Oh fuck. After we hung up she called back a few minutes later and was like, “You know, I changed my mind. There’s about to be a war, you shouldn’t volunteer for the army.”

“Um…Mom? Actually…I….I….don’t really have a choice. It turns out I HAVE to do the army, unless they find that I’m like unhealthy or completely unnecessary or something.”

What followed was complete hysteria. I got a lecture about how we’re all going to get nuked over here, and how I should flee the country while I still can. After about 10 minutes, she calmed down and kept saying, “Okay, well, it’s no big deal, just don’t sign anything.”

“Mom, what do you mean?”

“Like, just don’t promise the army that you’ll join, don’t sign up or anything.”

“Mom…I’m not really sure I have a choice unless I leave the country…which I really don’t want to do.”

“Sure, but just don’t commit to doing the army until you’ve talked to Dad.”


Then today my dad just called me and very calmly asked if I actually WANTED to do the army or if I would only do it if I absolutely had to.

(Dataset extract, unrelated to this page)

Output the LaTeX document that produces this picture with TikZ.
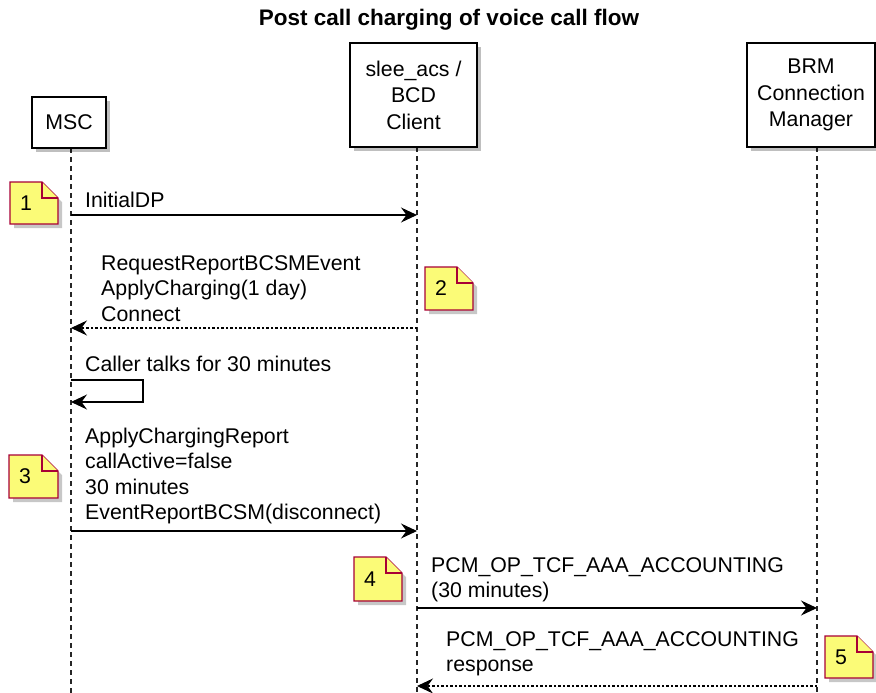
\documentclass[tikz,border=0pt]{standalone}
\usepackage{fontspec}
\setmainfont{Liberation Sans}
\usetikzlibrary{arrows.meta,shadows}
\definecolor{notefill}{HTML}{FBFB77}
\definecolor{noteline}{HTML}{A80036}
\newcommand\mynote[6]{%
  \fill[black,opacity=0.22] ({#2+4},{#3+4}) -- ({#4+4-16},{#3+4}) -- ({#4+4},{#3+4+16}) -- ({#4+4},{#5+4}) -- ({#2+4},{#5+4}) -- cycle;
  \filldraw[notestyle] (#2,#3) -- ({#4-16},#3) -- (#4,{#3+16}) -- (#4,#5) -- (#2,#5) -- cycle;
  \draw[notestyle] ({#4-16},#3) -- ({#4-16},{#3+16}) -- (#4,{#3+16});
  \node[anchor=west] (#1) at ({#2+10},{(#3+#5)/2}) {#6};
}
\begin{document}
\begin{tikzpicture}[x=1pt,y=-1pt,
  every node/.style={font=\fontsize{21.3}{25.5}\selectfont, inner sep=0pt},
  part/.style={draw=black, line width=1.6pt, fill=white, align=center,
    font=\fontsize{21.3}{26.5}\selectfont,
    drop shadow={shadow xshift=4pt, shadow yshift=-4pt, fill=black, opacity=0.25}},
  life/.style={dash pattern=on 5pt off 4pt, line width=1.3pt, black!85},
  msg/.style={line width=1.1pt, -{Stealth[length=16pt,width=15pt,inset=5.5pt]}},
  ret/.style={msg, dash pattern=on 2.5pt off 2pt},
  lbl/.style={anchor=west, align=left},
  notestyle/.style={draw=noteline, fill=notefill, line width=1.3pt, line join=miter},
]
\useasboundingbox (0,0) rectangle (876,693);

\node[font=\bfseries\fontsize{22.5}{27}\selectfont] (title) at (449,20) {Post call charging of voice call flow};

% lifelines
\coordinate (mscTop) at (71,148);  \coordinate (mscBot) at (71,693);
\coordinate (acsTop) at (417,147); \coordinate (acsBot) at (417,693);
\coordinate (brmTop) at (817,147); \coordinate (brmBot) at (817,693);
\draw[life] (mscTop) -- (mscBot);
\draw[life] (acsTop) -- (acsBot);
\draw[life] (brmTop) -- (brmBot);

% participants
\node[part, minimum width=74pt, minimum height=51pt] (msc) at (69,122.5) {MSC};
\node[part, minimum width=127pt, minimum height=104pt] (acs) at (413.5,95) {slee\_acs /\\BCD\\Client};
\node[part, minimum width=128pt, minimum height=104pt] (brm) at (811,95) {BRM\\Connection\\Manager};

% message 1
\coordinate (m1a) at (71,215); \coordinate (m1b) at (417,215);
\draw[msg] (m1a) -- (m1b);
\node[lbl] (l1) at (85,200) {InitialDP};

% message 2
\coordinate (m2a) at (417,328); \coordinate (m2b) at (71,328);
\draw[ret] (m2a) -- (m2b);
\node[lbl] (l2) at (101,288.5) {RequestReportBCSMEvent\\ApplyCharging(1 day)\\Connect};

% self message
\coordinate (s1) at (71,380); \coordinate (s2) at (143,380);
\coordinate (s3) at (143,402); \coordinate (s4) at (71,402);
\draw[msg] (s1) -- (s2) -- (s3) -- (s4);
\node[lbl] (ls) at (85,364) {Caller talks for 30 minutes};

% message 3
\coordinate (m3a) at (71,531); \coordinate (m3b) at (417,531);
\draw[msg] (m3a) -- (m3b);
\node[lbl] (l3) at (85,476) {ApplyChargingReport\\callActive=false\\30 minutes\\EventReportBCSM(disconnect)};

% message 4
\coordinate (m4a) at (417,608); \coordinate (m4b) at (817,608);
\draw[msg] (m4a) -- (m4b);
\node[lbl] (l4) at (431,580) {PCM\_OP\_TCF\_AAA\_ACCOUNTING\\(30 minutes)};

% message 5
\coordinate (m5a) at (817,686); \coordinate (m5b) at (417,686);
\draw[ret] (m5a) -- (m5b);
\node[lbl] (l5) at (446,654) {PCM\_OP\_TCF\_AAA\_ACCOUNTING\\response};

% notes
\mynote{n1}{10}{182}{58}{224}{1}
\mynote{n2}{425}{267}{473}{310}{2}
\mynote{n3}{9}{455}{58}{498}{3}
\mynote{n4}{354}{557}{402}{601}{4}
\mynote{n5}{825}{636}{873}{678}{5}
\end{tikzpicture}
\end{document}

I said I wanted to and would actually have tried to volunteer anyway. He seemed content, only requested that I try to be an officer or something, and now all seems well and calm.



Oh man, I’ve probably said this before, but I totally have to repeat it: I love children olim. That is, small children who have been dragged from their native lands by their parents in order to move with them to Israel. They are so much fun to talk to in Hebrew, because they know quite a bit (kids pick it up so quickly…lucky bastards!), but they don’t speak quite as fast or use as difficult words as regular Israelis do. So while I keep my mouth shut during class or in front of older, native Israelis, with the little immigrant kids in this building I don’t ever want to shut up in Hebrew. One of the little girls decided that we’re friends, so whenever she sees me she gets all excited and says that she hasn’t seen me in so long, and I feel like I’m the coolest person on the planet. And I get to ask her questions about school or crack jokes or whatever—IN HEBREW! And every time I see another little girl, who lives at the bottom of the first flight of stairs I have to walk down every morning, she smiles and then runs to try to block my way on the stairs. We’ve made a little game of me trying to outsmart her or outmaneuver her in a different way every time.

Every time that I see signs that one of the kids in my building has adapted to Israeliness, either by saying something in Hebrew or by making the “wait” gesture or by whatever, I get so proud of them, and a little bit jealous because I think that maybe in the very near future they’ll blend right in with their native Israeli classmates and you’ll never be able to tell that they hadn’t been born here.

It must suck for their parents though. I mean, at some point the native language of their children is going to switch to Hebrew. Yeah, they’ll still understand English or Farsi or Russian or whatever they came to Israel speaking, but the language they think in and feel most comfortable in and all that is going to be Hebrew eventually, since these kids are so young. I don’t know, it must be weird to have your kid be a mini-you who talks just like you for the first five or so years of their life, and then after a couple years in Israel linguistically you’re so different from your kid. Like, when you came to Israel your little girl spoke with English with the, say, Australian accent that you both have, but then over time your little girl starts speaking English with a slight Israeli accent—not a strong one, not like what most Israelis have when they speak English, but an accent nonetheless. And then meanwhile you’re still speaking both English AND Hebrew with an Australian accent. I don’t know, maybe whoever is reading this will think I’m making a bigger deal out of this than it has to be, but I just feel like it’d be very alienating, you know, the idea of your own kid having a foreign accent.